Miller, Abdullahi and Paris were found guilty in November 1990 of the killing while the Acties were acquitted. The three convicted men were freed on appeal in 1992 and in 2003, 15 years after the killing, another man - Jeffrey Gafoor - was jailed for White's murder.

But in December the case against the police officers, who had allegedly fitted up the Cardiff three, collapsed after the judge said it had become "irredeemably unfair", and ordered not guilty verdicts over concerns about disclosure of evidence. Central to the issue was the apparent shredding of four files of evidence.

The court was told that the files may have been shredded on the orders of the senior investigating officer. He, apparently, was never asked about this.
Then on Thursday the IPCC revealed that during its inquiry into the disclosure issues - its investigators had found the "missing" files, in their original boxes within South Wales police.

The Director of Public prosecutions has now ordered an investigation by Her Majesty's Inspectorate of Constabulary into the way the case was handled by prosecutors. The IPCC inquiry into what went on, also continues. Although this in itself raises questions as the IPCC were supervising the investigation throughout.

It is not the first time a historic, complex and hugely important case involving alleged police corruption, has collapsed over disclosure issues. The murder trial of three men for the killing of the private detective Daniel Morgan collapsed on just such an issue.

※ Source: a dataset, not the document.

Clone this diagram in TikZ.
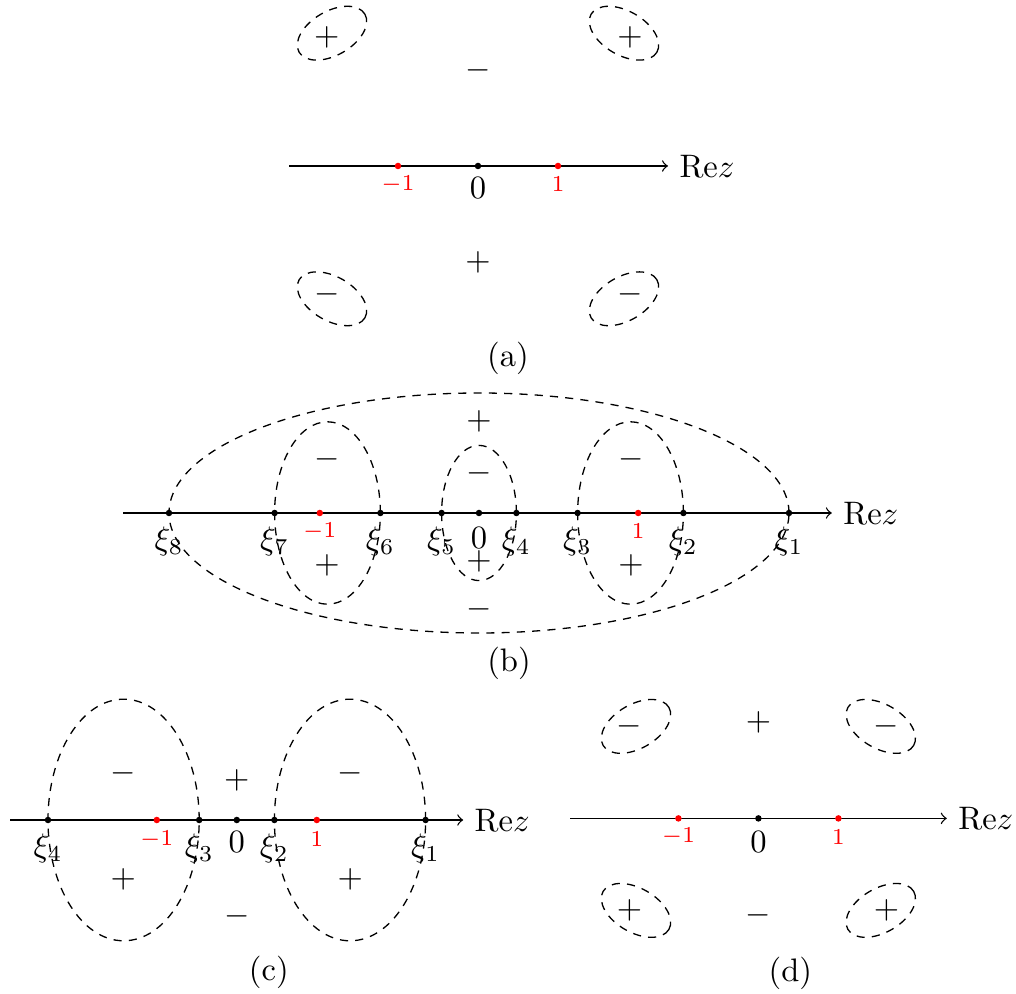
\documentclass[tikz,border=0pt]{standalone}
\usepackage{tikz}
\usetikzlibrary{arrows, positioning, calc}

\tikzset{
    dot/.style={circle, fill=black, inner sep=0pt, minimum size=2pt},
    rdot/.style={dot, fill=red},
    rlbl/.style={text=red, font=\scriptsize},
    region/.style={dash pattern=on 2.5pt off 2.2pt},
    subcap/.style={font=\normalsize}
}

\begin{document}
\begin{tikzpicture}[x=0.864cm, y=0.864cm]
    \useasboundingbox (0,0) rectangle (12.7,-12.425);

    % (a)
    \begin{scope}[shift={(5.975,-2.075)}]
        \coordinate (aL) at (-2.36,0);
        \coordinate (aR) at (2.375,0);
        \draw[->] (aL) -- (aR);
        \node[anchor=west] (aRe) at (aR) {$\mathrm{Re}z$};
        \node[rdot] (am1) at (-1,0) {};
        \node[dot] (a0) at (0,0) {};
        \node[rdot] (ap1) at (1,0) {};
        \node[rlbl] (am1l) at (-1,-0.23) {$-1$};
        \node (a0l) at (0,-0.275) {$0$};
        \node[rlbl] (ap1l) at (1,-0.23) {$1$};
        \foreach \cx/\cy/\ang in {-1.825/1.66/30, 1.825/1.66/-30, -1.825/-1.66/-30, 1.825/-1.66/30}
            \draw[region, rotate around={\ang:(\cx,\cy)}] (\cx,\cy) ellipse (0.475 and 0.275);
        \node (as1) at (-1.89,1.61) {$+$};
        \node (as2) at (1.9,1.61) {$+$};
        \node (as3) at (0,1.2) {$-$};
        \node (as4) at (0,-1.21) {$+$};
        \node (as5) at (-1.89,-1.61) {$-$};
        \node (as6) at (1.9,-1.61) {$-$};
        \node[subcap] (acap) at (0.375,-2.4) {(a)};
    \end{scope}

    % (b)
    \begin{scope}[shift={(5.9875,-6.4125)}]
        \coordinate (bL) at (-4.45,0);
        \coordinate (bR) at (4.41,0);
        \draw[->] (bL) -- (bR);
        \node[anchor=west] (bRe) at (bR) {$\mathrm{Re}z$};
        \draw[region] (0,0) ellipse (3.875 and 1.5);
        \draw[region] (-1.894,0) ellipse (0.661 and 1.14);
        \draw[region] (1.894,0) ellipse (0.661 and 1.14);
        \draw[region] (0,0) ellipse (0.4675 and 0.845);
        \foreach \i/\x in {1/3.875, 2/2.555, 3/1.2325, 4/0.4675, 5/-0.4675, 6/-1.2325, 7/-2.555, 8/-3.875} {
            \node[dot] (bx\i) at (\x,0) {};
            \node (bxl\i) at (\x,-0.36) {$\xi_{\i}$};
        }
        \node[rdot] (bm1) at (-1.99,0) {};
        \node[dot] (b0) at (0,0) {};
        \node[rdot] (bp1) at (1.99,0) {};
        \node[rlbl] (bm1l) at (-1.99,-0.23) {$-1$};
        \node (b0l) at (0,-0.31) {$0$};
        \node[rlbl] (bp1l) at (1.99,-0.23) {$1$};
        \node (bs1) at (0,1.15) {$+$};
        \node (bs2) at (0,0.49) {$-$};
        \node (bs3) at (0,-0.61) {$+$};
        \node (bs4) at (0,-1.21) {$-$};
        \node (bs5) at (-1.9,0.675) {$-$};
        \node (bs6) at (-1.9,-0.65) {$+$};
        \node (bs7) at (1.9,0.675) {$-$};
        \node (bs8) at (1.9,-0.65) {$+$};
        \node[subcap] (bcap) at (0.375,-1.875) {(b)};
    \end{scope}

    % (c)
    \begin{scope}[shift={(2.96,-10.25)}]
        \coordinate (cL) at (-2.83,0);
        \coordinate (cR) at (2.83,0);
        \draw[->] (cL) -- (cR);
        \node[anchor=west] (cRe) at (cR) {$\mathrm{Re}z$};
        \draw[region] (-1.415,0) ellipse (0.945 and 1.51);
        \draw[region] (1.415,0) ellipse (0.945 and 1.51);
        \foreach \i/\x in {1/2.36, 2/0.47, 3/-0.47, 4/-2.36} {
            \node[dot] (cx\i) at (\x,0) {};
            \node (cxl\i) at (\x,-0.35) {$\xi_{\i}$};
        }
        \node[rdot] (cm1) at (-1,0) {};
        \node[dot] (c0) at (0,0) {};
        \node[rdot] (cp1) at (1,0) {};
        \node[rlbl] (cm1l) at (-1,-0.24) {$-1$};
        \node (c0l) at (0,-0.28) {$0$};
        \node[rlbl] (cp1l) at (1,-0.24) {$1$};
        \node (cs1) at (-1.42,0.58) {$-$};
        \node (cs2) at (-1.42,-0.74) {$+$};
        \node (cs3) at (0,0.49) {$+$};
        \node (cs4) at (0,-1.21) {$-$};
        \node (cs5) at (1.42,0.58) {$-$};
        \node (cs6) at (1.42,-0.74) {$+$};
        \node[subcap] (ccap) at (0.4,-1.91) {(c)};
    \end{scope}

    % (d)
    \begin{scope}[shift={(9.48,-10.23)}]
        \coordinate (dL) at (-2.35,0);
        \coordinate (dR) at (2.355,0);
        \draw[->] (dL) -- (dR);
        \node[anchor=west] (dRe) at (dR) {$\mathrm{Re}z$};
        \node[rdot] (dm1) at (-1,0) {};
        \node[dot] (d0) at (0,0) {};
        \node[rdot] (dp1) at (1,0) {};
        \node[rlbl] (dm1l) at (-1,-0.23) {$-1$};
        \node (d0l) at (0,-0.29) {$0$};
        \node[rlbl] (dp1l) at (1,-0.23) {$1$};
        \foreach \cx/\cy/\ang in {-1.53/1.15/30, 1.53/1.15/-30, -1.53/-1.15/-30, 1.53/-1.15/30}
            \draw[region, rotate around={\ang:(\cx,\cy)}] (\cx,\cy) ellipse (0.475 and 0.275);
        \node (ds1) at (-1.61,1.15) {$-$};
        \node (ds2) at (1.6,1.15) {$-$};
        \node (ds3) at (0,1.2) {$+$};
        \node (ds4) at (0,-1.21) {$-$};
        \node (ds5) at (-1.61,-1.15) {$+$};
        \node (ds6) at (1.6,-1.15) {$+$};
        \node[subcap] (dcap) at (0.4,-1.94) {(d)};
    \end{scope}
\end{tikzpicture}
\end{document}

Questions are now being raised about what led to this shambolic state of affairs in the Cardiff three corruption case. Was it cock up or conspiracy? Certainly the police who were tasked with investigating their own colleagues and former colleagues were under extreme pressure. One officer was attacked in a pub, another received death threats. The whole operation was run from an RAF building well away from the police headquarters.

There had been meticulous planning by the CPS, the IPCC and the police in preparation for the trial yet these documents went "missing", were assumed to have been shredded but were suddenly found - by which time it was too late - the case had collapsed and along with it any chance of the jury pronouncing its verdict.

The questions have been raised, and various agencies are seeking the answers. But whatever happens the chances of any police officers being taken back to the dock for a new corruption trial are virtually non existent.